Entries with chart source code:
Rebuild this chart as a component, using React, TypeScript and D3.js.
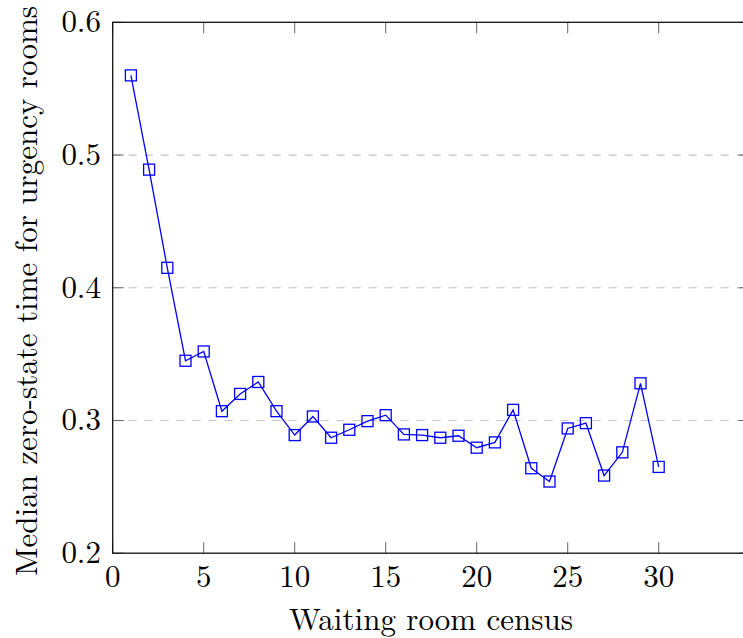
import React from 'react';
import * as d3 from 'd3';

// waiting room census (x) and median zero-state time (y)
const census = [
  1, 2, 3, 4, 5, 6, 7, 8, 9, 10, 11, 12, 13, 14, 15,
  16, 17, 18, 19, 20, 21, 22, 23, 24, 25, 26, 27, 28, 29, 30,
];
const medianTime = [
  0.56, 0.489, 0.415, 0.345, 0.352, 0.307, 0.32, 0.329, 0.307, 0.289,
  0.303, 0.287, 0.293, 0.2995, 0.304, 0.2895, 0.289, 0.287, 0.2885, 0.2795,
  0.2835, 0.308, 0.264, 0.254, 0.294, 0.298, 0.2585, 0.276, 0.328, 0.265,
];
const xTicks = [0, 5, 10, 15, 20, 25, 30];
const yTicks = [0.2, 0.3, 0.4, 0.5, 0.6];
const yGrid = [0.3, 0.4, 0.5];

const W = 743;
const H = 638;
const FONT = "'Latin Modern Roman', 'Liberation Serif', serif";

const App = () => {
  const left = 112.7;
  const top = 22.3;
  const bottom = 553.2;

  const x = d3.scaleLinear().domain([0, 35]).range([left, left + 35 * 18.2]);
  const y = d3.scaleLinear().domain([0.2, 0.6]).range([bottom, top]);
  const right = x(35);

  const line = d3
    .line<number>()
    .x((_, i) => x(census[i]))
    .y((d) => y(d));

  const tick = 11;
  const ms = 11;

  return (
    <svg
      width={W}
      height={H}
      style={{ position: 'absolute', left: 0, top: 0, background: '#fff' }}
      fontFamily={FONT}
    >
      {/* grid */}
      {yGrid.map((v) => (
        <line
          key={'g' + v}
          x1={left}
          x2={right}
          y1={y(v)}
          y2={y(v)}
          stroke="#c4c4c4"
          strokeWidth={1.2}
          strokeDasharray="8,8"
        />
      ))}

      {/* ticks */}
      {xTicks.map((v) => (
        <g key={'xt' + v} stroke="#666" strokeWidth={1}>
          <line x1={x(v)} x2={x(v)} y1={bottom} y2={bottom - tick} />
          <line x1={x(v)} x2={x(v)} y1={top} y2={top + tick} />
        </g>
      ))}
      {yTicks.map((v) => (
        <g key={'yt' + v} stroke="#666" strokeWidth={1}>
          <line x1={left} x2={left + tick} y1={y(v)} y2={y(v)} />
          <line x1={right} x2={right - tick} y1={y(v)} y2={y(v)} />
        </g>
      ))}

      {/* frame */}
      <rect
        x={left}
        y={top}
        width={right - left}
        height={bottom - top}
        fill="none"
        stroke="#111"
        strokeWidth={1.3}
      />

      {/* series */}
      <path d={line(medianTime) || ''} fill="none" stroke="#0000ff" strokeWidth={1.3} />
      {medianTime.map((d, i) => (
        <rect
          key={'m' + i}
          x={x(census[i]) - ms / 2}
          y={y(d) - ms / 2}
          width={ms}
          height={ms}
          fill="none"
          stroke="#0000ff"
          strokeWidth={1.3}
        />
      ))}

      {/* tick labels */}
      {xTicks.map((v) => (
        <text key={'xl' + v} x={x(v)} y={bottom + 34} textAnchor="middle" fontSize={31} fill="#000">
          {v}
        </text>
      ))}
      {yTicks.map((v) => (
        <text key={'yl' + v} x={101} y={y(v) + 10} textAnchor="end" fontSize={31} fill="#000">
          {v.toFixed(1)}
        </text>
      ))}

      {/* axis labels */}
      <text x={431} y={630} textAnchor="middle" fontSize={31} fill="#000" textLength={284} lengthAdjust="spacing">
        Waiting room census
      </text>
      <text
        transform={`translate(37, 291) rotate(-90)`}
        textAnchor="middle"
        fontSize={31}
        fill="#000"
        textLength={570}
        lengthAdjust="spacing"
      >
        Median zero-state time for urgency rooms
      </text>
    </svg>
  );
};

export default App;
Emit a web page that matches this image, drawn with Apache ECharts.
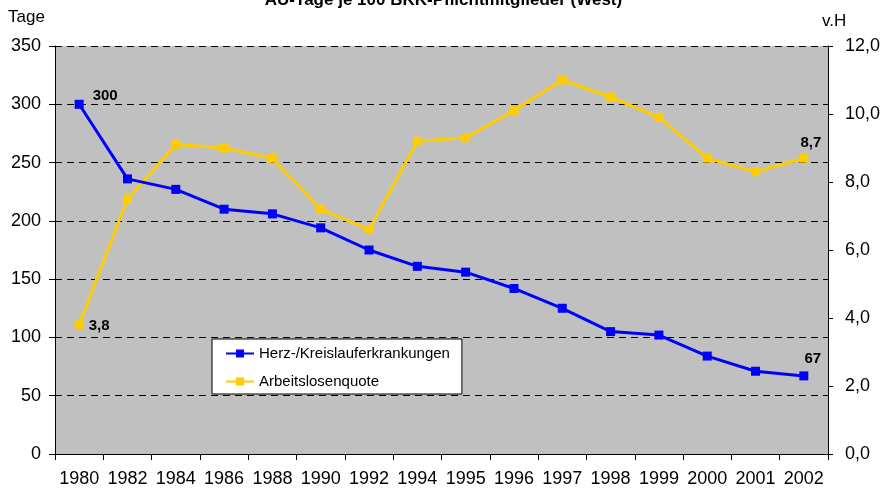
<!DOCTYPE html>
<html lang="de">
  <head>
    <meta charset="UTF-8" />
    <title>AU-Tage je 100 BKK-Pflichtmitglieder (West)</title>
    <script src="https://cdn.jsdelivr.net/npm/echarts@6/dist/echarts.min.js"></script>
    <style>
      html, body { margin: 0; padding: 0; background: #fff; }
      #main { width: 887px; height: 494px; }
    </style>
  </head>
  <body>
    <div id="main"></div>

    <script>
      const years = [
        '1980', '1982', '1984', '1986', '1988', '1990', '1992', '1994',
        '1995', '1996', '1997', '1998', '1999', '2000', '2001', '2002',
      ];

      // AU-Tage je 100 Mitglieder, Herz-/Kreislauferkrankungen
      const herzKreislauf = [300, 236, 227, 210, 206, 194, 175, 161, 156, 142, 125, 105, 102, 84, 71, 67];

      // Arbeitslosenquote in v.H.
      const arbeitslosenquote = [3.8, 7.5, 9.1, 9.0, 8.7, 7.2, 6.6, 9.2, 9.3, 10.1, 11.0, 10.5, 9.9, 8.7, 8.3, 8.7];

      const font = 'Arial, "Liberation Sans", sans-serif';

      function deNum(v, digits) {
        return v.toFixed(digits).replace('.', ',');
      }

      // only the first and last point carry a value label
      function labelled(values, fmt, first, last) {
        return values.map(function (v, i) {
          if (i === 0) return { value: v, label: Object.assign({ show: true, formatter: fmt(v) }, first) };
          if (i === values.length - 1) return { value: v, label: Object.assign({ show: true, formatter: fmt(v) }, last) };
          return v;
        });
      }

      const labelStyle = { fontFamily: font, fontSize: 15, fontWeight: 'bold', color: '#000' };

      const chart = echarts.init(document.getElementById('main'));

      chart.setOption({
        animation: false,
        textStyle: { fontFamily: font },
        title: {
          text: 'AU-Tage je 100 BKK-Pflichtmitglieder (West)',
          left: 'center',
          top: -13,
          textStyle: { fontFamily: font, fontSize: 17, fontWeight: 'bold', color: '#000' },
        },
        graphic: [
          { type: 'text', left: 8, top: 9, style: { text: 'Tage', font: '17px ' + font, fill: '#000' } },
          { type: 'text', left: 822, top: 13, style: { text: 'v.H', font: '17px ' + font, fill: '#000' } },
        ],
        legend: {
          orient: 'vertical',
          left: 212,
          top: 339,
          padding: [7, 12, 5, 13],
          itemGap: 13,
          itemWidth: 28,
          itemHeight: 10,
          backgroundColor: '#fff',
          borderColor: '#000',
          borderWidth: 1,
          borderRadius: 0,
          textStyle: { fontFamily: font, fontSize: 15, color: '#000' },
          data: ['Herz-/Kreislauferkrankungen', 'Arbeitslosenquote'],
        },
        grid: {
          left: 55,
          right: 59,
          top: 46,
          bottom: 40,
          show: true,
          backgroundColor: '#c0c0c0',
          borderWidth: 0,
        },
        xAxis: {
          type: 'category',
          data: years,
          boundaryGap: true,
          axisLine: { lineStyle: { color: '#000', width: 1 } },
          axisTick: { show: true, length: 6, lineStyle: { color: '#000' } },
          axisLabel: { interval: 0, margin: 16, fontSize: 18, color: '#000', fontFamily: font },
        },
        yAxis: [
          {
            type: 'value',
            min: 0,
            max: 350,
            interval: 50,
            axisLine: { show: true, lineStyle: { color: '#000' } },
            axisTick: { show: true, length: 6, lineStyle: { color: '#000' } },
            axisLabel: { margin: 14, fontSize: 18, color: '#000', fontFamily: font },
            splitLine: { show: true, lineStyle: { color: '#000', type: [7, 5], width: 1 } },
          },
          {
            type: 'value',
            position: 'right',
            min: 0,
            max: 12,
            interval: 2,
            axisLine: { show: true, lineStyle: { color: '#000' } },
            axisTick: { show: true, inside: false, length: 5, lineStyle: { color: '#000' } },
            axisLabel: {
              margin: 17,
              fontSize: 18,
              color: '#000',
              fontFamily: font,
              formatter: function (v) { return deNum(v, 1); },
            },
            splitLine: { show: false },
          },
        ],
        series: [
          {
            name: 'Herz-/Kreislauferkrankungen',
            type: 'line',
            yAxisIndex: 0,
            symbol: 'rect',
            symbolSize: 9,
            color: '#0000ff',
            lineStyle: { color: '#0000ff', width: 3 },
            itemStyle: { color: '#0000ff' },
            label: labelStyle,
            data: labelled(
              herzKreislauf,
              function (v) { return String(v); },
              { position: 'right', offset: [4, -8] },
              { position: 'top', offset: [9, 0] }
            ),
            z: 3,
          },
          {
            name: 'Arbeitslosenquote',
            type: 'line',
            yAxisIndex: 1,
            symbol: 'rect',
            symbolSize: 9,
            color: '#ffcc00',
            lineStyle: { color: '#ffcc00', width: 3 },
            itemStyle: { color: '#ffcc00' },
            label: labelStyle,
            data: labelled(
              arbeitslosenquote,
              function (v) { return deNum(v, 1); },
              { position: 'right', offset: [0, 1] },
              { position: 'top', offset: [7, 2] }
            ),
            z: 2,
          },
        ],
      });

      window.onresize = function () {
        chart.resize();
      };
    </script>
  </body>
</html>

# [Requirement]
Copy each line above that contains the string "this".

# [Solution to the exercise]
Rebuild this chart as a component, using React, TypeScript and D3.js.
Emit a web page that matches this image, drawn with Apache ECharts.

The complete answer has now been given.